Deluxe Chains Ponder Doubling Hotels In Some Cities
New York, Chicago, London and Tokyo are among the established international gateways where demand for high-end accommodations and service is deep enough for deluxe hotel companies to have multiple properties, provided they are in different neighborhoods and, in many cases, built in different styles. With deluxe operators in 2004 jumpstarting development, the trend is spreading to more cities.
Beijing and Cairo, for example, are among the cities where multiple property development is starting to take place. Four Seasons Hotels & Resorts this year opened a second property in Cairo, while Ritz-Carlton Hotel Co. will have a second hotel in Beijing in 2006. Both cities are sprawling metropolises. Essential to the deluxe hotel strategy is to operate in the part of a city close to where guests have business.
In a city without a clearly defined downtown, therefore, that can mean the need for more than one outpost. The risk of not being in the right location is that their loyal guests will have no choice but to turn to a better-situated competitor.
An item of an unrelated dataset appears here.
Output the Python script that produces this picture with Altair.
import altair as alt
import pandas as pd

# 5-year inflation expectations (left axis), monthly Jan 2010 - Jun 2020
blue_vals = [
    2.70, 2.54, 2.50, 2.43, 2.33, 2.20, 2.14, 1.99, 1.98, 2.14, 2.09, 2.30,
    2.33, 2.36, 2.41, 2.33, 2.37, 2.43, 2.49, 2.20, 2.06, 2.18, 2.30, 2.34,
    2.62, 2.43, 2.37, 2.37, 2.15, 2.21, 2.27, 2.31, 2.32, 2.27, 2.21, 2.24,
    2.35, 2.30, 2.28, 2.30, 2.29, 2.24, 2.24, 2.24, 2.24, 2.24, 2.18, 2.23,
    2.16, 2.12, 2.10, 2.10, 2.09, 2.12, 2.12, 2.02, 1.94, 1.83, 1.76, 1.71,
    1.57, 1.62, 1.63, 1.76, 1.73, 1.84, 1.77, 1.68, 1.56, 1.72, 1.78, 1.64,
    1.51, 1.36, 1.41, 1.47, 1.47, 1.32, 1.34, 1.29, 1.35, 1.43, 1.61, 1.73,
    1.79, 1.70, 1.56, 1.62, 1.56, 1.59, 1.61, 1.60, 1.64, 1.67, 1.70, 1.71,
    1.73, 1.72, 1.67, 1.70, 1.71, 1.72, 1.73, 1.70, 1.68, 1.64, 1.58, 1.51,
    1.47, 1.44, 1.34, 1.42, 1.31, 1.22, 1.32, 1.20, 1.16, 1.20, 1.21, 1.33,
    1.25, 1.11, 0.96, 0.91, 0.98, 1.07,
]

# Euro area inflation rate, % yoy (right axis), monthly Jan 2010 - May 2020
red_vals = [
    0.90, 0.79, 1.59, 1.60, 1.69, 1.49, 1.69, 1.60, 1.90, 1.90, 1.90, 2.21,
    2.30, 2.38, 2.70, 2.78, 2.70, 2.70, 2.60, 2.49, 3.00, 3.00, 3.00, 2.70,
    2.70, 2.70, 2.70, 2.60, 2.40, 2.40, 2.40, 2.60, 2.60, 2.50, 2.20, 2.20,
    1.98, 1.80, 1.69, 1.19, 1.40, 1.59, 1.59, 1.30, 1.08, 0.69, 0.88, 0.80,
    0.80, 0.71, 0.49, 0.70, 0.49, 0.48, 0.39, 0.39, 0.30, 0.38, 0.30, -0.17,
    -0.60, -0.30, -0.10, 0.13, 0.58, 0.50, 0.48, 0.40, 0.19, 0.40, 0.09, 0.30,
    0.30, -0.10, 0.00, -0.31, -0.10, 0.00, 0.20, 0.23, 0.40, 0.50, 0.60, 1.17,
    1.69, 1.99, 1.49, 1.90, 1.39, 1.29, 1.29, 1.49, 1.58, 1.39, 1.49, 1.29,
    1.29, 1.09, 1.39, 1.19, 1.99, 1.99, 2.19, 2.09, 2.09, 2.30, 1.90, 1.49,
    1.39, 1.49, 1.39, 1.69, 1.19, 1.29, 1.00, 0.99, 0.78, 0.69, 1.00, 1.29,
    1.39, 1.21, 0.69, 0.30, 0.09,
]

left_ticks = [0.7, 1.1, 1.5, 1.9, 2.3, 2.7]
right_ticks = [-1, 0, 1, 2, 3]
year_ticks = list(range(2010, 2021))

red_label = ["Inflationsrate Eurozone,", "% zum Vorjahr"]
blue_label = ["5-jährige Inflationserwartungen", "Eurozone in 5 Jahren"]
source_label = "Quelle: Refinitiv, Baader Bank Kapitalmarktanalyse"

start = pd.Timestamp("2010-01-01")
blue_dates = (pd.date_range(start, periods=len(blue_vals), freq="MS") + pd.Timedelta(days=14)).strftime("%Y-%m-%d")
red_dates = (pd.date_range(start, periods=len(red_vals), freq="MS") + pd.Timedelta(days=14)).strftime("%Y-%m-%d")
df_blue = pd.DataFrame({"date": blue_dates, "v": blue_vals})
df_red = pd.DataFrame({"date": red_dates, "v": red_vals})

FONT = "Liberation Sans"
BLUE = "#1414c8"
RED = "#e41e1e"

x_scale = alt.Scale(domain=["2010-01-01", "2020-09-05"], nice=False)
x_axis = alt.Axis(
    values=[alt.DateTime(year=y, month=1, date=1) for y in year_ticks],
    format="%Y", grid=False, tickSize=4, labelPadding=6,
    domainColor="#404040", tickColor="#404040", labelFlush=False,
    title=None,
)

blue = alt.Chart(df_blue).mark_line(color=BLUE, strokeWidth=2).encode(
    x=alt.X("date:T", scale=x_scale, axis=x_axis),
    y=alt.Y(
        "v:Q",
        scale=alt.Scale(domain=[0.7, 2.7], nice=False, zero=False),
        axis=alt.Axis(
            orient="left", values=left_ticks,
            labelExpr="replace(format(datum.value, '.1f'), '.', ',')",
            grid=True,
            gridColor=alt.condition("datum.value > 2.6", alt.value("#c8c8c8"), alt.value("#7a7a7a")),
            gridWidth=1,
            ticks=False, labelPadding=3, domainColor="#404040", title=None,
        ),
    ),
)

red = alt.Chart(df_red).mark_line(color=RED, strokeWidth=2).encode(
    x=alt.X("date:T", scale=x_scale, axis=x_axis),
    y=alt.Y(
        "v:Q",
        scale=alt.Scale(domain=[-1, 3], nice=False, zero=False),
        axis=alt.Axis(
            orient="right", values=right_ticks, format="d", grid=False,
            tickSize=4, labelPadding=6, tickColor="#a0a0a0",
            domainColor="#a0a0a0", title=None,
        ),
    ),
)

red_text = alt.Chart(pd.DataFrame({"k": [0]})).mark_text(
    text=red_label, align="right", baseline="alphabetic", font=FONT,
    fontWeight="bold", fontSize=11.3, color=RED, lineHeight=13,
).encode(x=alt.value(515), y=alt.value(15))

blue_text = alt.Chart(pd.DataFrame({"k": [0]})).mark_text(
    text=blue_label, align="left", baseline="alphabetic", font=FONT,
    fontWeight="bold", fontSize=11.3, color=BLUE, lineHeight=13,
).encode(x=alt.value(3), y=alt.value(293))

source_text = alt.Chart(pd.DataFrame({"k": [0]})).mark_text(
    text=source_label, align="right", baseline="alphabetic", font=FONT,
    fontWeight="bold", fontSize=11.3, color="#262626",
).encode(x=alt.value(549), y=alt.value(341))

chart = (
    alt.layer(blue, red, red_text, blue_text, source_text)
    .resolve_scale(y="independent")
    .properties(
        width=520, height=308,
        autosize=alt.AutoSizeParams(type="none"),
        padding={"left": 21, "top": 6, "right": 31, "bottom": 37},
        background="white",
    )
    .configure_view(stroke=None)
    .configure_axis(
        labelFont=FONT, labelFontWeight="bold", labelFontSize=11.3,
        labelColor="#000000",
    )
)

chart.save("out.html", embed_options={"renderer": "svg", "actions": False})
"Many international cities are well-suited for multiple projects because the cities are so large," said Scott Woroch, Four Seasons senior vice president for business development for Asia/Pacific. "When you factor in that we do midsize hotels that are residential in style, having two or even three hotels might only give us 600 to 700 rooms total. By contrast, a hotel operator with a single convention-style hotel might have the same number of rooms."
Development migrates to different parts of expanding gateway cities. "Most docklands around the world, for example, are being redeveloped today," said John Wallis, senior vice president of marketing for Hyatt Hotels Corp. "From Montreal and London to Melbourne and Dublin, developers are moving cities. It's a type of evolution. As such, there always are new development possibilities for us. In fact, all major cities eventually go through these types of cycles, though the shifts occur over time."
Multiple development presents the possibility to combine or share various services. "You have to be selective, but if the properties are similar and reasonably conveniently located, the two could share some of back-of-house services," said Roy Paul, also a Four Seasons senior vice president for business development. "They might have two security forces, but need only one security director, for example, or one financial controller, but two accounting teams. The efficiencies can be very effective. The key is to make sure you're not in any way compromising the service product."
Multiple hotels in one city work best when the difference in neighborhoods and styles is dramatic, according to Wolfgang Hultner, Mandarin Oriental CEO for the Americas. "That's when multiple hotels really make sense," he said, citing his company's two hotels in New York: the more intimate, highly residential feel of The Mark on the Upper East Side, versus the much larger Mandarin Oriental New York in the Time Warner mixed-use development at Columbus Circle.
Yet for an emerging deluxe provider, multiple projects might not be the first priority. "Granted, we have three properties in Vancouver, but more important for us would be locations that are key for our customers, where we don't have any product," said Chris Cahill, president and COO of Fairmont Hotels & Resorts. "Yet, it's the nature of development that you never know when opportunity presents itself. Clearly there are a lot of markets where we could have a second Fairmont."